The current theory is that as the planet amasses energy during its orbit, some of that is redirected in waves along the star's magnetic field lines like someone cracking a whip. Once that wave reaches the end of the magnetic field line, it initiates a major energy flare.
However, a large portion of those powerful cosmic rays aren't simply flung into deep space, Instead, they're redirected back to HIP 67522 b itself with six times the radiation than if it had orbited at a safer distance.

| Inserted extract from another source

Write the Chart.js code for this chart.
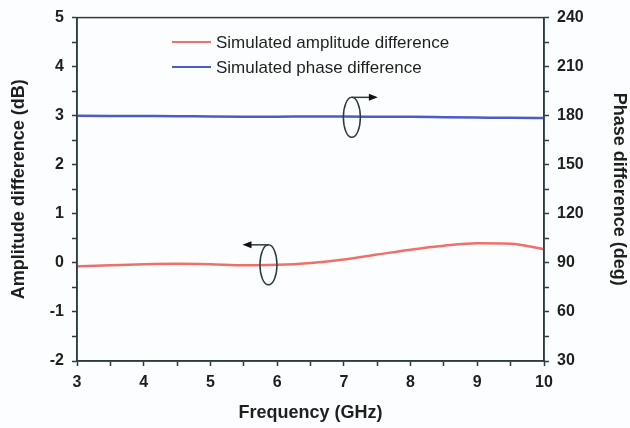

'The planet seems to be triggering particularly energetic flares,' added Ilin. 'The waves it sends along the star's magnetic field lines kick off flares at specific moments. But the energy of the flares is much higher than the energy of the waves. We think that the waves are setting off explosions that are waiting to happen.'
This means that over the next 100 million years, all of that destructive energy will erode an already wispy atmosphere and shrink the planet's overall mass. Eventually, that atmospheric erosion will be the doom of HIP 76522 b.
Luckily, there's plenty of time for astronomers like Ilin to continue studying the unprecedented new find. Researchers hope to follow up their observations by determining the exact types of energy released by each flare. Meanwhile, they intend to scour and find similar star-planet systems to see if any other cosmic death wishes are out there.